The bases for our primary hypothesis were the additional demand on resources placed by the combination of a sub-optimal walking speed and the cognitive demands of the distracting task. It appears that, in a group of young healthy adults at least, the challenge of walking while texting at fast walking speed produces changes in spatiotemporal gait parameters similar to those observed at normal walking speed despite a slight increase in the perceived exertion. In the present study, the increase in walking speed was approximately 17% so it is possible that larger increases in walking speed would have resulted in significant changes in the computed spatiotemporal gait parameters.

In agreement with our second hypothesis, the relative size of variability of gait was larger when walking while texting and talking on a phone were compared with walking only. The interpretation of variability in human walking most often falls under two categories: (1) arising as a result of the natural multiple degrees of freedom of human walking or (2) as increased instability in the system [16]. In the current study, the observed changes may be explained through the use of attentional models describing limited processing capacity during multiple task performance [17,18,19].

So why do the observed changes predominantly occur when walking while texting as opposed to when walking while talking on a phone? Texting requires the participant to focus on the screen while paying attention to the environment (e.g. direction of walking). This is not the case with walking while talking on a phone [20]. Here, although walking and talking are occurring simultaneously, the head position is typically upright, with the eyes free to take in the environmental information around. Following the multiple resources theory, visual channels can be broken down into two facets, focal and ambient [21]. Walking while texting, therefore, appears to require a large amount of processing both dimensions, whereas walking while talking would intuitively require less. When attentional resources are required to a large extent along one dimension the allocation of attention to other tasks is diminished [20].

We reported stride parameters deemed critical to stability [3, 22,23,24,25,26], therefore we interpret changes to these parameters as having a potential impact on gait stability. To use double support time as an example, as balance becomes compromised, there is a shift in the ratio between swing time and stance time in the favour of stance time to increase the time during which the feet are in contact with the ground [27]. As such, distracted walking may be linked to serious consequences such as slips, trips, and falls regardless of walking speed-even among a young demographic with no cognitive impairment [28, 29].

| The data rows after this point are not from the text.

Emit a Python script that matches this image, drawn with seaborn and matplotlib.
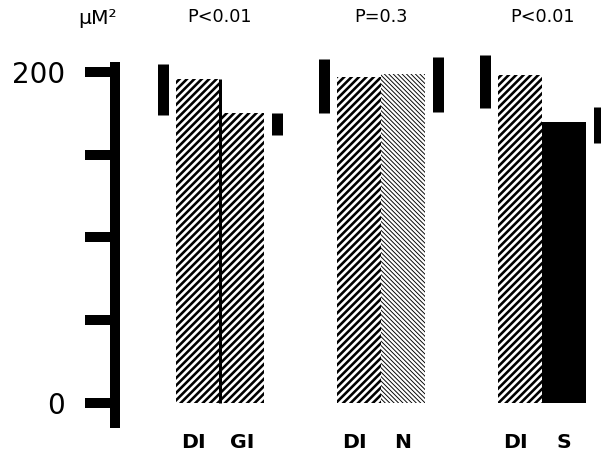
import matplotlib.pyplot as plt
import seaborn as sns
import numpy as np
import pandas as pd

# values (um^2)
groups = ["DI/GI", "DI/N", "DI/S"]
p_values = ["P<0.01", "P=0.3", "P<0.01"]
first_labels = ["DI", "DI", "DI"]
second_labels = ["GI", "N", "S"]
first_values = [196, 197, 198]
second_values = [175, 199, 170]
# error bar extents (low, high)
first_err_lo = [174, 175, 178]
first_err_hi = [205, 208, 210]
second_err_lo = [162, 176, 157]
second_err_hi = [175, 209, 179]
y_ticks = [0, 50, 100, 150, 200]
y_ticklabels = ["0", "", "", "", "200"]

DPI = 400 / 3
PT = 72 / DPI  # px -> pt

df = pd.DataFrame({
    "group": groups * 2,
    "pos": ["first"] * 3 + ["second"] * 3,
    "value": first_values + second_values,
})

sns.set_style("white")
plt.rcParams["font.family"] = ["DejaVu Sans"]
plt.rcParams["text.color"] = "black"

fig = plt.figure(figsize=(601 / DPI, 466 / DPI), dpi=DPI)
ax = fig.add_axes([115 / 601, 0, 1 - 115 / 601, 1])

bar_w = 0.546
sns.barplot(data=df, x="group", y="value", hue="pos", dodge=True, width=bar_w,
            errorbar=None, legend=False, ax=ax)

# style each bar (sorted left to right)
bars = sorted([p for p in ax.patches if p.get_width() > 0], key=lambda p: p.get_x())
thick = "/" * 6
thin = "\\" * 10
styles = [
    ("white", thick, 1.4),
    ("white", thick, 1.4),
    ("white", thick, 1.4),
    ("white", thin, 0.5),
    ("white", thick, 1.4),
    ("black", "", 1.0),
]
for b, (fc, h, hlw) in zip(bars, styles):
    b.set_facecolor(fc)
    b.set_edgecolor("black")
    b.set_linewidth(0)
    b.set_hatch(h)
    if hasattr(b, "set_hatch_linewidth"):
        b.set_hatch_linewidth(hlw)

x = np.arange(len(groups))
err_off = 0.354
ax.vlines(x - err_off, first_err_lo, first_err_hi, color="black", lw=11 * PT)
ax.vlines(x + err_off, second_err_lo, second_err_hi, color="black", lw=11 * PT)
# dark divider between DI and GI
ax.vlines(x[0], 0, first_values[0], color="black", lw=3 * PT)

ax.set_xlim(-0.652, 2.366)
ax.set_ylim(-38.07, 243.5)
ax.set_xticks([])
ax.set_xlabel("")
ax.set_ylabel("")
ax.set_yticks(y_ticks)
ax.set_yticklabels(y_ticklabels)
ax.tick_params(axis="y", direction="out", length=30 * PT, width=10 * PT,
               pad=20 * PT, labelsize=15, colors="black", left=True)
for s in ["top", "right", "bottom"]:
    ax.spines[s].set_visible(False)
ax.spines["left"].set_linewidth(10 * PT)
ax.spines["left"].set_color("black")
ax.spines["left"].set_bounds(-12, 203)
ax.patch.set_alpha(0)

xt = ax.get_xaxis_transform()
for i, p in enumerate(p_values):
    ax.text(x[i], 1 - 17 / 466, p, transform=xt, ha="center", va="center",
            fontsize=9.5, color="black")
    ax.text(x[i] - bar_w / 4 - 0.03, 1 - 443 / 466, first_labels[i], transform=xt,
            ha="center", va="center", fontsize=11, fontweight="bold", color="black")
    ax.text(x[i] + bar_w / 4, 1 - 443 / 466, second_labels[i], transform=xt,
            ha="center", va="center", fontsize=11, fontweight="bold", color="black")

fig.text(98 / 601, 1 - 18 / 466, "μM²", ha="center", va="center", fontsize=11, color="black")

fig.savefig("out.png", dpi=DPI)
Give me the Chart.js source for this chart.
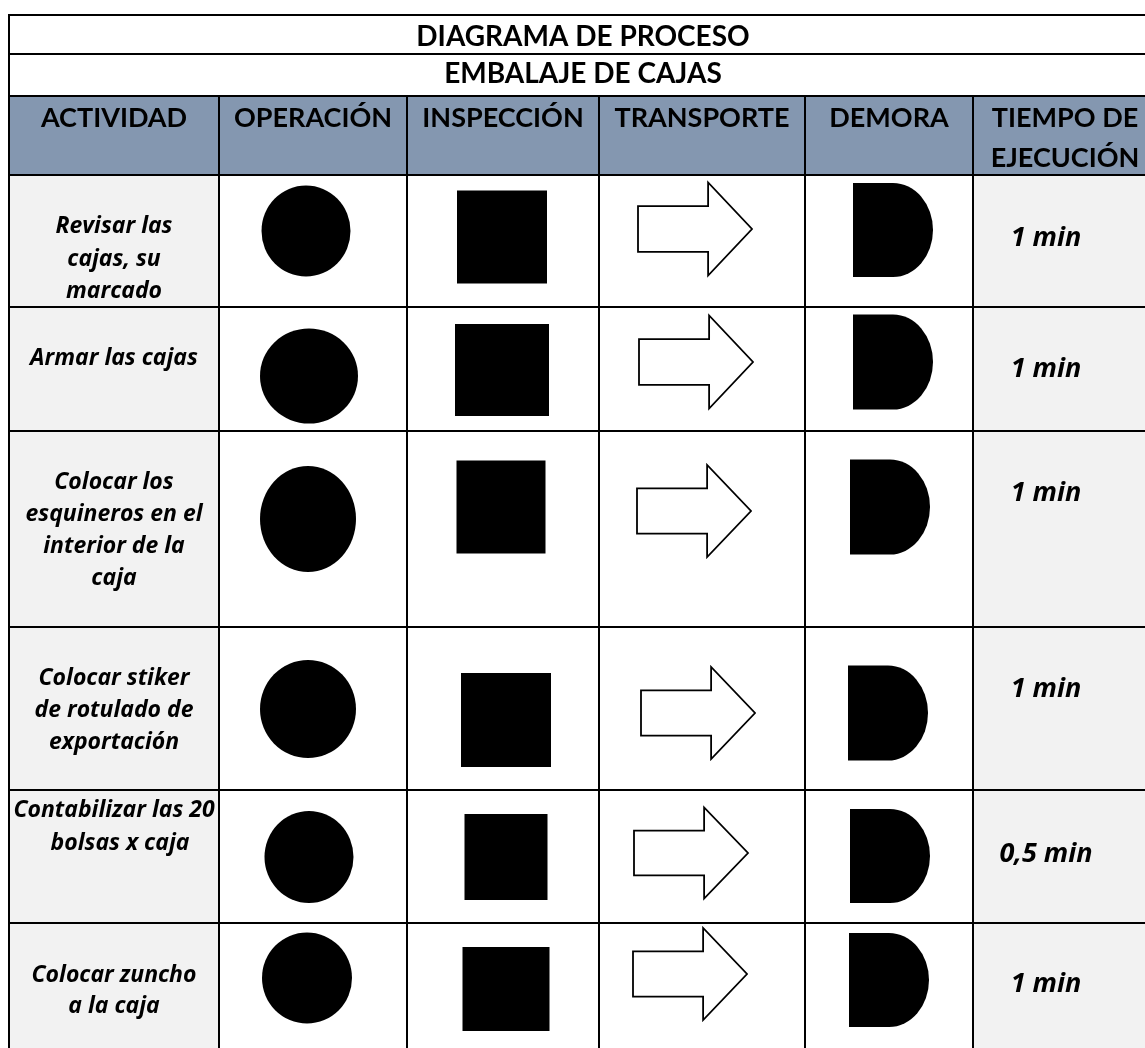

To conclude, the present study observed no significant difference in the effects of walking speed when comparing walking while texting, walking while talking on a phone and walking only. Still, our findings underline significant reductions in; gait velocity, cadence, and stride length concurrent with a significant increase in double support time, when walking while distracted.

Limitations

The use of more advanced signal processing methods to assess gait may provide a more complete picture of the structural aspects of variability [30]. Future studies should apply advanced methods to better understand the influence of walking speed. Our results are constrained to the age range of our participants. Further, due to the small sample size; there is the potential for underpowered analysis; however the observed power of our results was above 65%.